The two then strolled through the fog-shrouded birches and dampened grass growing among long earthen mounds that hold Butovo’s mass graves. The field was used for executions from the 1930s until Stalin died in 1953.

Later, Putin looked at a paneled explanation of the site, complete with a day-by-day tally of the killings and photographs of gaunt and haggard victims.

“These tragedies have occurred in history not just once. And they always occurred when ideals that seemed attractive at first glance but then turned out to be empty were placed above basic values: human life, rights and freedom.

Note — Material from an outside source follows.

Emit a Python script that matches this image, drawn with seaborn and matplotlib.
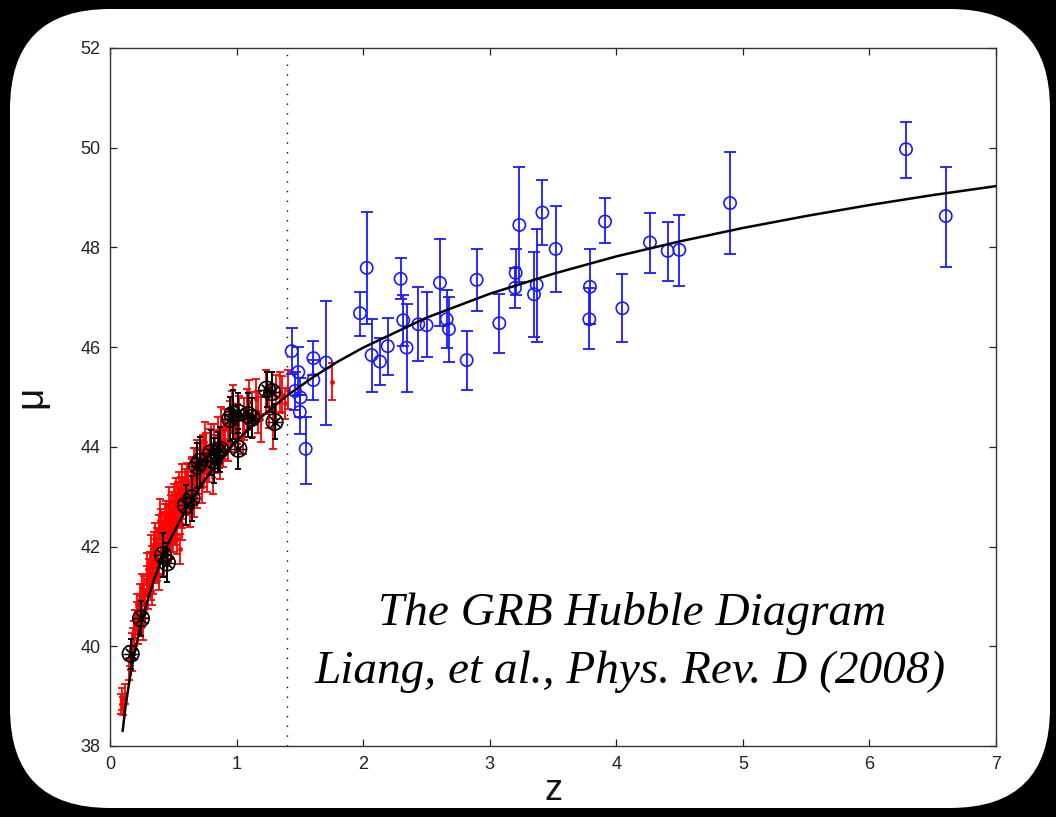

For us, this was a particular tragedy because its scope was colossal,” Putin told reporters.

Putin also appeared to warn politicians and political activists about how to conduct themselves in the run-up to parliamentary elections in December and the presidential vote in March.

“Of course political battles and political arguments and the battle of opinions is necessary, but we need for that process not to be destructive, for it to be constructive,” he said. “Political battles should take place in a cultural and educational context.”

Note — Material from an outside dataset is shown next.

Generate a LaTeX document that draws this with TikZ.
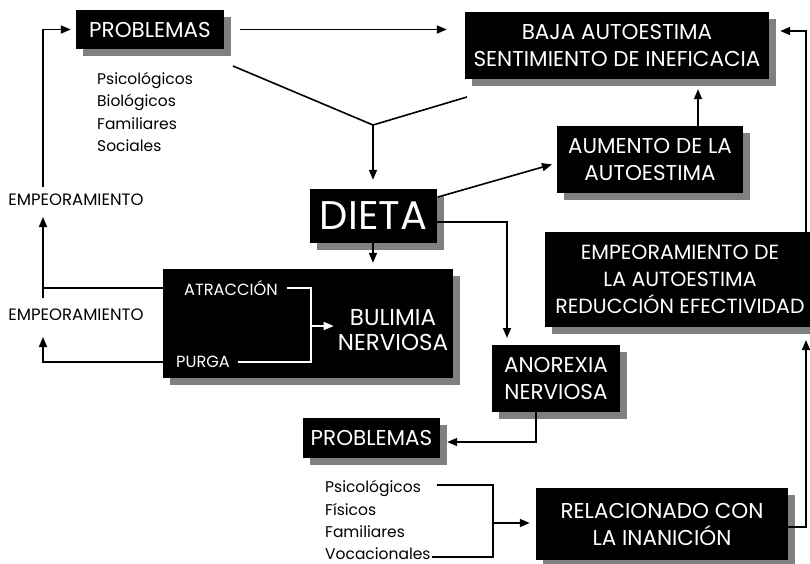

Putin’s visit was significant since his government had largely ignored the 70th anniversary all year, even as the Orthodox Church held a series of ceremonies to commemorate “martyrs” – priests executed by the Soviet police – and other victims.

The president has tried to soften public perceptions of Stalin as part of an effort to restore Russians’ pride in their Soviet-era history. In June, he told history teachers that although the 1937 mass slaughter was one of the most notorious episodes of the Stalin era, no one should try to make Russia feel guilty about it because “in other countries even worse things happened.”

Lyudmila Alexeyeva, a Soviet-era dissident who heads the Moscow Helsinki Group, said on Ekho Moskvy radio that Putin’s visit to Butovo was obviously part of the election campaign. She said his government now holds some 100 political prisoners who she charged were jailed on fabricated charges of espionage and terrorism and about 30 more targeted for actual political activity.

Valeria Dunayeva, from Memorial, a group dedicated to investigating Stalin’s abuses, said Russia is threatened with “an imminent return” to its old ways. “Without comprehending the past there can be no future,” she said.

Sergei Volkov, head of the Association of Victims of Political Repression, also warned of the danger of new repression.

“It’s the fault of the man who has stepped with one foot into democracy and still stands with another in KGB – our president, Vladimir Putin,” Volkov said.